The rise of green retirement plans

The rise of green retirement plans

nest egg retirement
ShutterstockFlorence-Joseph McGinn
Could sustainable investing boost your retirement nest egg?

Retirement plans can benefit from long-term stability and minimal risks. Now, investors will have the opportunity to see more of these benefits by including funds centered on sustainability and governance ideals as part of their retirement plans.

The Department of Labor's latest bulletin replaced language from 2008, which had steered fiduciaries away from investing in environmental, social and governance funds.

Now that ESG investing is approved for retirement plans, we can expect an increased interest in ESG factors among investors, who have seen the long-term benefits of socially responsible investing.

Danielle Andrus of Think Advisor predicted that retirement plans will drive the "next evolution" in sustainable investing as ESG investing assumes a larger role in the financial world. 

Investing in the best tnterests

Specifically, the new DOL permission covers "everything from environmental, social and governance (ESG) investments to the ability to put money into community development funds and other types of economically targeted investments (ETI) without the worry of being penalized for ERISA violations," noted Ted Knutson of Financial Advisor Magazine.

Funds that take ESG factors into consideration no longer need to be considered "inherently suspect or in need of special scrutiny." 

In a press release from the Department of Labor, U.S. Secretary of Labor Thomas E. Perez explained, "investing in the best interests of a retirement plan and in the growth of a community can go hand in hand." Perez's statement should be no surprise to individuals who have been following news of ESG funds performing as well or better than the S&P 500.

Funds that ignore ESG factors have done so at their own risk.
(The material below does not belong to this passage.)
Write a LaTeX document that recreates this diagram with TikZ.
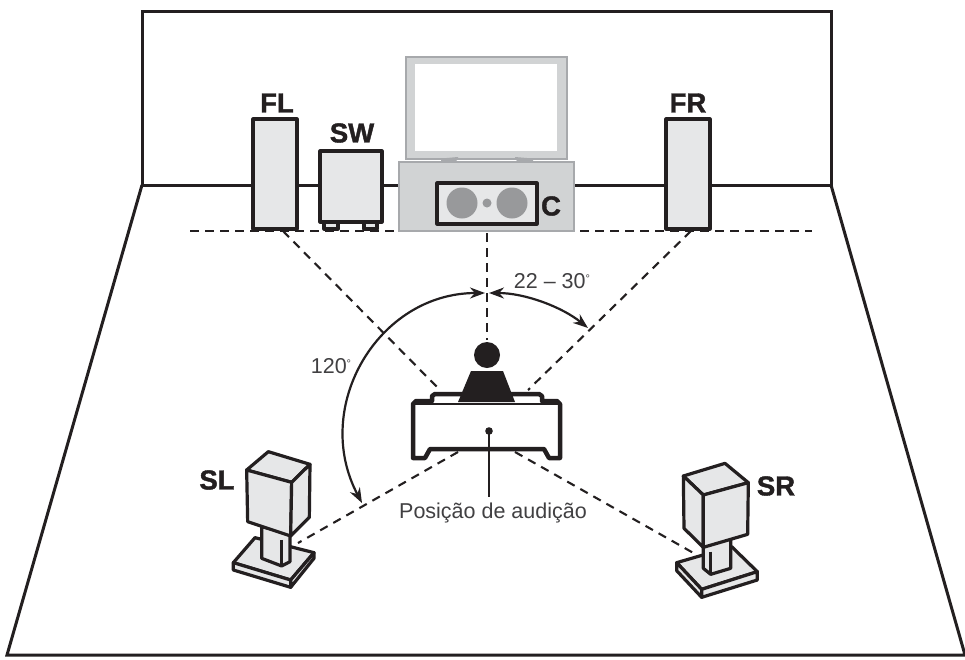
\documentclass[tikz,border=0pt]{standalone}
\usepackage{fontspec}
\setmainfont{Liberation Sans}
\newfontface\tagface[FakeBold=1.4]{Liberation Sans Bold}
\usetikzlibrary{arrows.meta}
\definecolor{ink}{HTML}{231F20}
\definecolor{spk}{HTML}{E6E7E8}
\definecolor{cabfill}{HTML}{D1D3D4}
\definecolor{cabline}{HTML}{A7A9AC}
\definecolor{cone}{HTML}{98999B}
\definecolor{txt}{HTML}{414042}
\tikzset{
  room/.style={draw=ink,line width=3pt,line join=miter},
  speaker/.style={draw=ink,fill=spk,line width=3.2pt,line join=round},
  guide/.style={draw=ink,line width=2.1pt,dash pattern=on 8.5pt off 6.5pt},
  sweep/.style={draw=ink,line width=2.2pt,{Stealth[length=15pt,width=11pt]}-{Stealth[length=15pt,width=11pt]}},
  tag/.style={inner sep=0pt,text=ink,font=\fontsize{27.5}{27.5}\tagface},
  note/.style={inner sep=0pt,text=txt,font=\fontsize{21.5}{22}\selectfont},
  graybox/.style={draw=cabline,fill=cabfill,line width=2.5pt}
}
\begin{document}
\begin{tikzpicture}[x=1pt,y=-1pt]
\useasboundingbox (0,0) rectangle (965,659);
\fill[white] (0,0) rectangle (965,659);
% room
\coordinate (wTL) at (142,11); \coordinate (wTR) at (831,11);
\coordinate (wBL) at (142,185); \coordinate (wBR) at (831,185);
\coordinate (fBL) at (7,655); \coordinate (fBR) at (965,655);
\draw[room] (wBL) -- (wTL) -- (wTR) -- (wBR) -- cycle;
\draw[room] (wBL) -- (fBL) -- (fBR) -- (wBR);
% guides
\coordinate (hL) at (190,231); \coordinate (hR) at (812,231);
\coordinate (aFL) at (283,231); \coordinate (aC) at (487,233); \coordinate (aFR) at (691,231);
\coordinate (bFL) at (438,388); \coordinate (bC) at (487,340); \coordinate (bFR) at (528,390);
\coordinate (aSL) at (458,452); \coordinate (bSL) at (298,543);
\coordinate (aSR) at (515,452); \coordinate (bSR) at (697,555);
\draw[guide] (hL) -- (hR);
\draw[guide] (aFL) -- (bFL);
\draw[guide] (aC) -- (bC);
\draw[guide] (aFR) -- (bFR);
\draw[guide] (aSL) -- (bSL);
\draw[guide] (aSR) -- (bSR);
% TV and cabinet
\draw[graybox] (406,57) rectangle (567,159);
\fill[white] (415,64) rectangle (557,151);
\draw[graybox] (399,162) rectangle (574,231);
\fill[cabline] (441,158.5) -- (458,157) -- (458,159) -- (455,162) -- (441,162) -- cycle;
\fill[cabline] (515,157) -- (533,158.5) -- (533,162) -- (518,162) -- (515,159) -- cycle;
\draw[speaker] (437,183) rectangle (537,224);
\fill[cone] (462,203) circle[radius=15.5];
\fill[cone] (512,203) circle[radius=15.5];
\fill[cone] (487,203) circle[radius=4.5];
% FL FR SW
\draw[speaker] (253,119) rectangle (297,229);
\draw[speaker] (666,119) rectangle (710,229);
\draw[speaker] (324,222) rectangle (338,229);
\draw[speaker] (364,222) rectangle (377,229);
\draw[speaker] (320,151) rectangle (382,222);
% sweeps
\coordinate (topL) at (485,293);
\coordinate (topR) at (489,293);
\coordinate (tipL) at (362,503);
\coordinate (tipR) at (588,328);
\draw[sweep] (topL) .. controls (378,293) and (311,407) .. (tipL);
\draw[sweep] (topR) .. controls (525,293) and (562,307) .. (tipR);
% seat
\fill[ink] (487,355) circle[radius=13];
\draw[ink,line width=4.5pt,line join=round,fill=white]
  (413,458) -- (413,404) -- (416,401) -- (432,401) -- (432,396) -- (435,394) -- (539,394) -- (542,396) -- (542,401) -- (557,401) -- (560,404) -- (560,458) -- (549,458) -- (544,449) -- (430,449) -- (425,458) -- cycle;
\fill[ink] (471,371) -- (503,371) -- (515,402) -- (458,402) -- cycle;
\draw[ink,line width=1.5pt] (415,404) -- (558,404);
% pointer
\coordinate (dot) at (489,431); \coordinate (ptr) at (489,497);
\fill[ink] (dot) circle[radius=3.8];
\draw[ink,line width=1.8pt] (dot) -- (ptr);
% SL
\begin{scope}[shift={(200,430)},x=0.3333pt,y=-0.3333pt]
\draw[speaker] (165,323) -- (100,398) -- (272,450) -- (342,368) -- cycle;
\draw[speaker] (100,398) -- (100,420) -- (272,472) -- (272,450) -- cycle;
\draw[speaker] (272,450) -- (272,472) -- (342,385) -- (342,368) -- cycle;
\draw[speaker] (185,290) -- (185,385) -- (245,408) -- (270,395) -- (270,310) -- cycle;
\draw[ink,line width=2.6pt] (245,330) -- (245,408);
\draw[speaker] (140,120) -- (205,65) -- (330,103) -- (275,157) -- cycle;
\draw[speaker] (140,120) -- (275,157) -- (272,318) -- (143,275) -- cycle;
\draw[speaker] (275,157) -- (330,103) -- (328,262) -- (272,318) -- cycle;
\end{scope}
% SR
\begin{scope}[shift={(650,440)},x=0.3333pt,y=-0.3333pt]
\draw[speaker] (80,368) -- (155,448) -- (322,395) -- (245,320) -- cycle;
\draw[speaker] (80,368) -- (80,392) -- (155,472) -- (155,448) -- cycle;
\draw[speaker] (155,448) -- (155,472) -- (322,420) -- (322,395) -- cycle;
\draw[speaker] (160,310) -- (160,385) -- (182,403) -- (242,385) -- (242,295) -- cycle;
\draw[ink,line width=2.6pt] (182,335) -- (182,403);
\draw[speaker] (100,108) -- (225,70) -- (295,128) -- (160,165) -- cycle;
\draw[speaker] (100,108) -- (160,165) -- (160,322) -- (102,265) -- cycle;
\draw[speaker] (160,165) -- (295,128) -- (293,283) -- (160,322) -- cycle;
\end{scope}
% labels
\node[tag] (lFL) at (277,103) {FL};
\node[tag] (lSW) at (352,133) {SW};
\node[tag] (lC) at (551,206) {C};
\node[tag] (lFR) at (688,103) {FR};
\node[tag] (lSL) at (217,480) {SL};
\node[tag] (lSR) at (776,486) {SR};
\node[note] (l120) at (331,366) {120\raisebox{6pt}{\fontsize{11}{11}\selectfont°}};
\node[note] (l22) at (552,281) {22 – 30\raisebox{6pt}{\fontsize{11}{11}\selectfont°}};
\node[note] (lPos) at (493,513) {Posição de audição};
\end{tikzpicture}
\end{document}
Environmental disasters, poor employee relations and other governance issues can ruin a company's reputation and open it up to increased regulations.

Ignoring social ideals also can turn off potential employees, with millennials often choosing to work with companies whose ideals mirror their own.
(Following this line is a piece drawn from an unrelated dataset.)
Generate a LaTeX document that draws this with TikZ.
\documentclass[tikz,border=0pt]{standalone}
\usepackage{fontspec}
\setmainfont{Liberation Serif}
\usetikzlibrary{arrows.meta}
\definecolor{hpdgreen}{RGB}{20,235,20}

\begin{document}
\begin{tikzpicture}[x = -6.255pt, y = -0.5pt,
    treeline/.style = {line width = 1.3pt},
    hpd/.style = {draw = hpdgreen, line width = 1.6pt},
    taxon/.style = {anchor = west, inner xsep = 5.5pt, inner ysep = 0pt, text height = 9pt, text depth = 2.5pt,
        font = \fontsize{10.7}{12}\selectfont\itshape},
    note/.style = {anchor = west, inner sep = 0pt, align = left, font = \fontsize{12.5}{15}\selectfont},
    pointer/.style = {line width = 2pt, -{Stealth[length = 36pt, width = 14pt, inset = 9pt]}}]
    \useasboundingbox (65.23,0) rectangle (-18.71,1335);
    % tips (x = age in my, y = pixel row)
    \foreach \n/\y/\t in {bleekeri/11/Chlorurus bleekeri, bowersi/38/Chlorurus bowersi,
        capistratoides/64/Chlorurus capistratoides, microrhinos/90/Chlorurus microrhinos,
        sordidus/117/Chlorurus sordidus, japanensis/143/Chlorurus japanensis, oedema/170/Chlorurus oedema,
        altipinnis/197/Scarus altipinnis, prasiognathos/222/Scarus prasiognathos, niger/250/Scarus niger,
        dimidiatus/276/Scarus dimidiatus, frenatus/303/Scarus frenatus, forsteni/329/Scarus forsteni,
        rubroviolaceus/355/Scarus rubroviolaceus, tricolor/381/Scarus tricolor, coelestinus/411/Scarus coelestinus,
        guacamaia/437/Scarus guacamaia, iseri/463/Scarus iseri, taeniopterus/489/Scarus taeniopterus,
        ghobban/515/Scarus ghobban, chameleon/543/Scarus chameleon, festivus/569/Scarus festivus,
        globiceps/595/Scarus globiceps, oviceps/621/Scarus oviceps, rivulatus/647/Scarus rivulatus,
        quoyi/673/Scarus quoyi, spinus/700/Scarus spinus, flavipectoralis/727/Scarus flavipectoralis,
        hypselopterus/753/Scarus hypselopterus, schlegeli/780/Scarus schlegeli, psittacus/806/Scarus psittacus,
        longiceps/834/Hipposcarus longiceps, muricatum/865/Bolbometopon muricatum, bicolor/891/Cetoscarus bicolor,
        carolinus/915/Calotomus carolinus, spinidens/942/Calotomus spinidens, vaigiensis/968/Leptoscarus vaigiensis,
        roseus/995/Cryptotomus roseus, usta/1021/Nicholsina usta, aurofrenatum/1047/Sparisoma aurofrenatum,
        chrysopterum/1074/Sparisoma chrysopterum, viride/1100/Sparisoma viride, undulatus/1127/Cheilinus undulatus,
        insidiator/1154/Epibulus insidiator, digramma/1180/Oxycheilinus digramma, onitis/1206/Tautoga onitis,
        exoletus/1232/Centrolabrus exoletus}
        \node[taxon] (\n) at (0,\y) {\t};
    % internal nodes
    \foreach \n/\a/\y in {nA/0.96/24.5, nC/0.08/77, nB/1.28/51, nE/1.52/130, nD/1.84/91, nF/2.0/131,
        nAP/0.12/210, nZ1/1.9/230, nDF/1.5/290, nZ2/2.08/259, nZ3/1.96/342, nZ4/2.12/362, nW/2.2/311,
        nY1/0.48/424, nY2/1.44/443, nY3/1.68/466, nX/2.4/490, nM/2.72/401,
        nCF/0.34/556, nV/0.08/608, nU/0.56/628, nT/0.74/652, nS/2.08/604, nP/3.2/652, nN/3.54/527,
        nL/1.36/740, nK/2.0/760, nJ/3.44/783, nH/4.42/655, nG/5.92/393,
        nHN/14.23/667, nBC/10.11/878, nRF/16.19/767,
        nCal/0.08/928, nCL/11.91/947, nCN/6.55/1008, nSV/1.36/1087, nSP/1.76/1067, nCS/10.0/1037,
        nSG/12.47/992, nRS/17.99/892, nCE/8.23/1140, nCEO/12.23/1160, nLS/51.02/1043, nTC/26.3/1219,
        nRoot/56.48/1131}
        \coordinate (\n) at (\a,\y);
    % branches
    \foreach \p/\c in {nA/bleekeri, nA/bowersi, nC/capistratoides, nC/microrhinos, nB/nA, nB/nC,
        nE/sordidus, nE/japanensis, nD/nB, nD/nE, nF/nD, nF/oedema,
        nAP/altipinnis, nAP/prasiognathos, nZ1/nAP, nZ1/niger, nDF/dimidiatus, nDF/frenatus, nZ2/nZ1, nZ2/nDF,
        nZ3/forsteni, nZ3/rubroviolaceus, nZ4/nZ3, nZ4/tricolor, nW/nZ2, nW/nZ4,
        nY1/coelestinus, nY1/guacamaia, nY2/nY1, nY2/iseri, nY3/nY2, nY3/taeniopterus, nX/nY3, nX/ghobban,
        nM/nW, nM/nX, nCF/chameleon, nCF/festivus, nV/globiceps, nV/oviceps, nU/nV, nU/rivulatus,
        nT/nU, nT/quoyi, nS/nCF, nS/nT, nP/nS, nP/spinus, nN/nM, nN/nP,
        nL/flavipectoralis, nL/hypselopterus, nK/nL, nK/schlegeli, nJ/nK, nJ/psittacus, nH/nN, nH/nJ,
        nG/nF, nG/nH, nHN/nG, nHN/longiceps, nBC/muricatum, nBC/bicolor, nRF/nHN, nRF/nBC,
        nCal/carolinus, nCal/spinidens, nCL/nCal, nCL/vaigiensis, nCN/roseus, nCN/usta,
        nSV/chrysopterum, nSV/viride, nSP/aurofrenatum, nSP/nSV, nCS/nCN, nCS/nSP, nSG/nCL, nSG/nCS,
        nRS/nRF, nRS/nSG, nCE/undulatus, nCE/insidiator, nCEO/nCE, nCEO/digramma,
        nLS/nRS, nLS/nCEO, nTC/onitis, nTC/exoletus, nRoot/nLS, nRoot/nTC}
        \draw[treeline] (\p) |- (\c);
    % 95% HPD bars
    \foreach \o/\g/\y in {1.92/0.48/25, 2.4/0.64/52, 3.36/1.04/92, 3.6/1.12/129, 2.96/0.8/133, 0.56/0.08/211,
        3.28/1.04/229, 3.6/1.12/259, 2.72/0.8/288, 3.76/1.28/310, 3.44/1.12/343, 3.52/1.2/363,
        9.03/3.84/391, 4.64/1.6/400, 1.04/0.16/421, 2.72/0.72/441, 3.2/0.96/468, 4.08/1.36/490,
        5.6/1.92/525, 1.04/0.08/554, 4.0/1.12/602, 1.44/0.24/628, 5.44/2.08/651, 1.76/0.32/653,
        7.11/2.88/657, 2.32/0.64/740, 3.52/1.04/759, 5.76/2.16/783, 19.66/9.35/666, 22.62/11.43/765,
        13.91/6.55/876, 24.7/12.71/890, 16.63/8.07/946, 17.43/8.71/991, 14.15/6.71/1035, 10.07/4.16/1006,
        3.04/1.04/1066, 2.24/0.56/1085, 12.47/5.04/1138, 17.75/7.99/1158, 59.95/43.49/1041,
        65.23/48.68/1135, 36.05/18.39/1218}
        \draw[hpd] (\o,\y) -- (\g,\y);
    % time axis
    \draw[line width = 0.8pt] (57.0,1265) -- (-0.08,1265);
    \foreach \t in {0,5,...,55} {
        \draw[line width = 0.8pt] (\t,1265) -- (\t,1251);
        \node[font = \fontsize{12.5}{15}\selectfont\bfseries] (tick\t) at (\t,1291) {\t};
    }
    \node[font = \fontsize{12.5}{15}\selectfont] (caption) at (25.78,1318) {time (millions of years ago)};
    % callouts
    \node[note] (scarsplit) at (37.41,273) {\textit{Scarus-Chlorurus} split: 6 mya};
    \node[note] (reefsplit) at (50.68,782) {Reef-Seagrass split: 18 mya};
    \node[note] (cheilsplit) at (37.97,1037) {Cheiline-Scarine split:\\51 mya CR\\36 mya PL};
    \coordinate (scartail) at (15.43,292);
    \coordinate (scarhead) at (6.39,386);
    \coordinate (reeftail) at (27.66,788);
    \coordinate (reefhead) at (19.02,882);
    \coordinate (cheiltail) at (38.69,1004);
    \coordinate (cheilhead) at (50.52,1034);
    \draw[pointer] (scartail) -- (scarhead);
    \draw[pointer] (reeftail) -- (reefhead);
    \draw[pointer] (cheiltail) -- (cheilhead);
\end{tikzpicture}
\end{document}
Now more than ever, it's increasingly clear that investing with ESG factors in mind is a smart financial decision — in addition to a moral one, thanks in part to lower long-term risk factors. 

Going mainstream

Blaine Aiken of Investment News referred to the Department of Labor ruling as another way that ESG investing is "going mainstream."

Funds and individual investors who previously had overlooked ESG values will be taking a longer look at corporate sustainability and governance in their decision-making.

Nine major companies, including Unilever, GE, Ikea and Nike, have shown that sustainability can be profitable on a grand scale. Target is expected to become the 10th of these "green giants." 

A recent editorial from Investment News predicted that the Department of Labor ruling could lead to "the foundation for all funds effectively coming under the aegis of ESG measurements."

With the understanding that ESG funds don't hinder performance, and actually can enhance investment performance over the long term, we should see an increase in impact investing interest across the board.

Integrating ESG issues into everyday investment decisions also will help to bring more focus on topics, such as corporate governance, environmental impact and other social issues while minimizing risk.